著者はメリザンドを中世以来の美しき人魚あるいは蛇女メリュジーヌとの音の類似に注目し、劇の冒頭で森の泉のほとりにたたずむ長い金髪のメリザンドを水の女とみなす。さらに「この物語はトリスタン伝説にも、ダンテの『地獄篇』のパオロとフランチェスカの挿話にも、インドの古典劇にも中世の伝説にも、また、ありとあらゆるメルヘンにも酷似している」と看破して、実際『ペレアスとメリザンド』のそれぞれの挿話がグリム童話といかに多くの共通点をもつかを実証してみせる。
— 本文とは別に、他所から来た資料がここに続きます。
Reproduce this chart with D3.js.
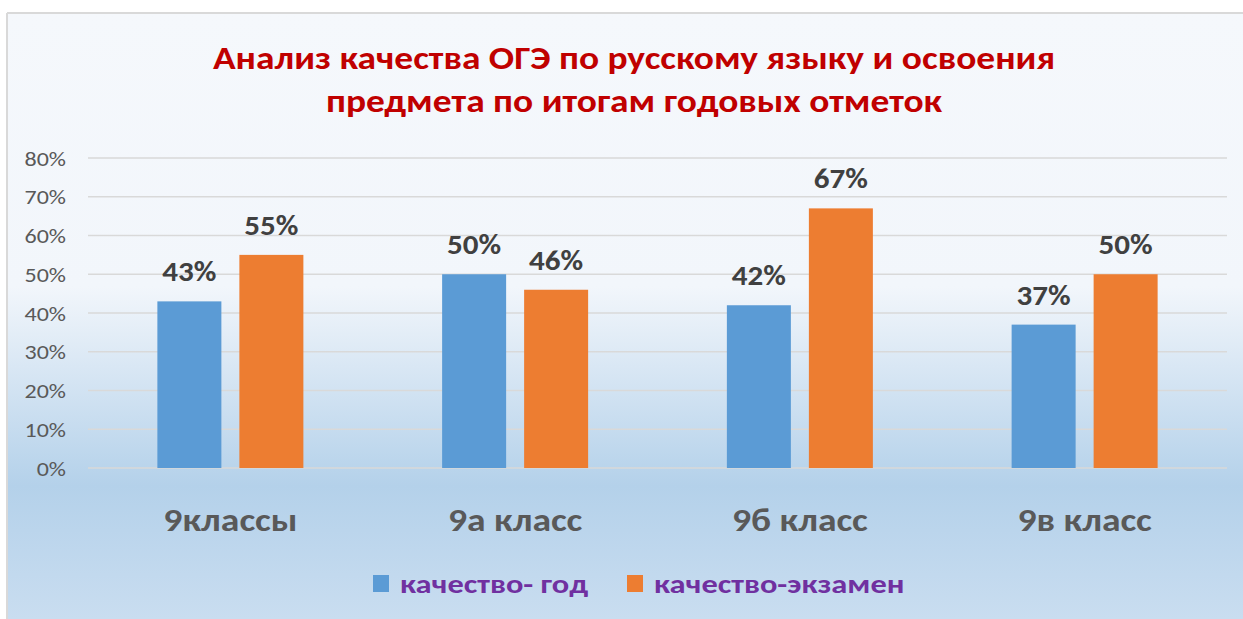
<!DOCTYPE html>
<html><head><meta charset="utf-8">
<script src="https://cdn.jsdelivr.net/npm/d3@7"></script>
<style>html,body{margin:0;padding:0;background:#fff;}svg{display:block;}</style>
</head><body>
<svg id="c" width="1243" height="619"></svg>
<script>
const categories = ["9классы", "9а класс", "9б класс", "9в класс"];
const seriesNames = ["качество- год", "качество-экзамен"];
const yearQuality = [43, 50, 42, 37];
const examQuality = [55, 46, 67, 50];
const yTicks = [0, 10, 20, 30, 40, 50, 60, 70, 80];
const titleLines = ["Анализ качества ОГЭ по русскому языку и освоения", "предмета по итогам годовых отметок"];
const colors = ["#5b9bd5", "#ed7d31"];

const FONT = "Carlito, Calibri, 'Liberation Sans Narrow', 'Open Sans', sans-serif";
const svg = d3.select("#c");
const W = 1243, H = 619;

function stretch(sel, f) {
  sel.each(function(){
    const w = this.getComputedTextLength();
    d3.select(this).attr("textLength", w*f).attr("lengthAdjust","spacingAndGlyphs");
  });
}

// background
const defs = svg.append("defs");
const g = defs.append("linearGradient").attr("id","bg").attr("x1",0).attr("y1",0).attr("x2",0).attr("y2",1);
[[0,"#f5f8fc"],[0.45,"#f2f6fb"],[0.78,"#b4d1ea"],[1,"#c9ddf0"]].forEach(([o,c])=>g.append("stop").attr("offset",o).attr("stop-color",c));
svg.append("rect").attr("x",8).attr("y",14).attr("width",W-8).attr("height",H-14).attr("fill","url(#bg)");
svg.append("line").attr("x1",7).attr("x2",W).attr("y1",13).attr("y2",13).attr("stroke","#d9d9d9").attr("stroke-width",2);
svg.append("line").attr("x1",7).attr("x2",7).attr("y1",13).attr("y2",H).attr("stroke","#d9d9d9").attr("stroke-width",2);

// title
const tt = svg.append("g").selectAll("text").data(titleLines).join("text")
  .attr("x", 634).attr("y",(d,i)=>69+i*43)
  .attr("text-anchor","middle").attr("font-family",FONT).attr("font-weight","bold")
  .attr("font-size",32).attr("fill","#c00000").text(d=>d);
stretch(tt, 1.17);

const x0 = d3.scaleBand().domain(categories).range([88,1227]).paddingInner(0).paddingOuter(0);
const y = d3.scaleLinear().domain([0,80]).range([468,158]);

// grid
svg.append("g").selectAll("line").data(yTicks).join("line")
  .attr("x1",88).attr("x2",1227).attr("y1",d=>y(d)).attr("y2",d=>y(d))
  .attr("stroke","#d9d9d9").attr("stroke-width",1.5);

// y axis
const yAxis = d3.axisLeft(y).tickValues(yTicks).tickFormat(d=>d+"%").tickSize(0).tickPadding(0);
const ya = svg.append("g").attr("transform","translate(66,0)").call(yAxis);
ya.select(".domain").remove();
ya.selectAll("text").attr("font-family",FONT).attr("font-size",20).attr("fill","#595959").attr("dy","0.35em");
stretch(ya.selectAll("text"), 1.2);

// bars
const barW = 64, gap = 18;
const data = categories.map((c,i)=>({c, vals:[yearQuality[i], examQuality[i]]}));
const groups = svg.append("g").selectAll("g").data(data).join("g")
  .attr("transform",d=>`translate(${x0(d.c)+x0.bandwidth()/2},0)`);
const offs = [-(gap/2+barW), gap/2];
groups.selectAll("rect").data(d=>d.vals).join("rect")
  .attr("x",(d,i)=>offs[i]).attr("width",barW)
  .attr("y",d=>y(d)).attr("height",d=>y(0)-y(d))
  .attr("fill",(d,i)=>colors[i]);
const lbl = groups.selectAll("text.lbl").data(d=>d.vals).join("text").attr("class","lbl")
  .attr("x",(d,i)=>offs[i]+barW/2).attr("y",d=>y(d)-20)
  .attr("text-anchor","middle").attr("font-family",FONT).attr("font-weight","bold")
  .attr("font-size",29).attr("fill","#404040").text(d=>d+"%");
stretch(lbl, 1.07);

// x axis labels
const xAxis = d3.axisBottom(x0).tickSize(0).tickPadding(0);
const xa = svg.append("g").attr("transform","translate(0,519)").call(xAxis);
xa.select(".domain").remove();
xa.selectAll("text").attr("font-family",FONT).attr("font-weight","bold").attr("font-size",33)
  .attr("fill","#595959").attr("dy","0.35em");
stretch(xa.selectAll("text"), 1.14);

// legend
const leg = svg.append("g");
const lx = [373, 627];
seriesNames.forEach((n,i)=>{
  leg.append("rect").attr("x",lx[i]).attr("y",575).attr("width",16).attr("height",17).attr("fill",colors[i]);
  const t = leg.append("text").attr("x",lx[i]+27).attr("y",584).attr("dy","0.35em")
    .attr("font-family",FONT).attr("font-weight","bold").attr("font-size",27).attr("fill","#7030a0").text(n);
  stretch(t, 1.2);
});
</script>
</body></html>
「メリザンドと水」と題する第9章では、水の精たちが人間を誘惑する方法には、「網をはる」「ひきずりこむ」「出かけていく」「何もしない」の4種類あり、清純な「何もしない女」メリザンドは、そのあまりの美しさゆえに男を破滅に陥れるのだとする。大胆な仮設と緻密な論証には圧倒される思いだ。
そして最後の章では、世紀末に生み出された水の音楽をピアノ演奏の技術的な側面から分析する。ショパンのバラードの第2、3番のように標題性の強い作品から、水の織細な動きを印象主義音楽として取り上げたものまでさまざまであるが、さすがにピアノの実践家としての解説はひとつひとつ納得させられる。
著者は、本書の校正に追われながらも、そこに扱われたリスト、ショパン、ドビュッシー、ラヴェル、ラフマニノフらのピアノ作品を自ら演奏してCDを制作したという。
さらにこの11月8日にはこれらの曲を自らが解説しながら、弾いてみせてくれるという。これだけ主題を脱領域的にまた立体的に取り扱うことができるのは、青柳いづみこという小さな巨人をおいて他にあるまい。
本書を一気に読み終わったわたしは、ブーレーズ指揮の『ペレアスとメリザンド』のLDでオペラの舞台を確認し、展覧会目録「水の物語」にカラーで掲載されたマリアンヌ・ストークスのテンペラ画『メリザンド』で画像を確認した。本書の読者なら、だれでもこういった衝動にかられるに違いない。その意味で、同時に発売されたCD「水の音楽」は格好の音楽資料となるだろう。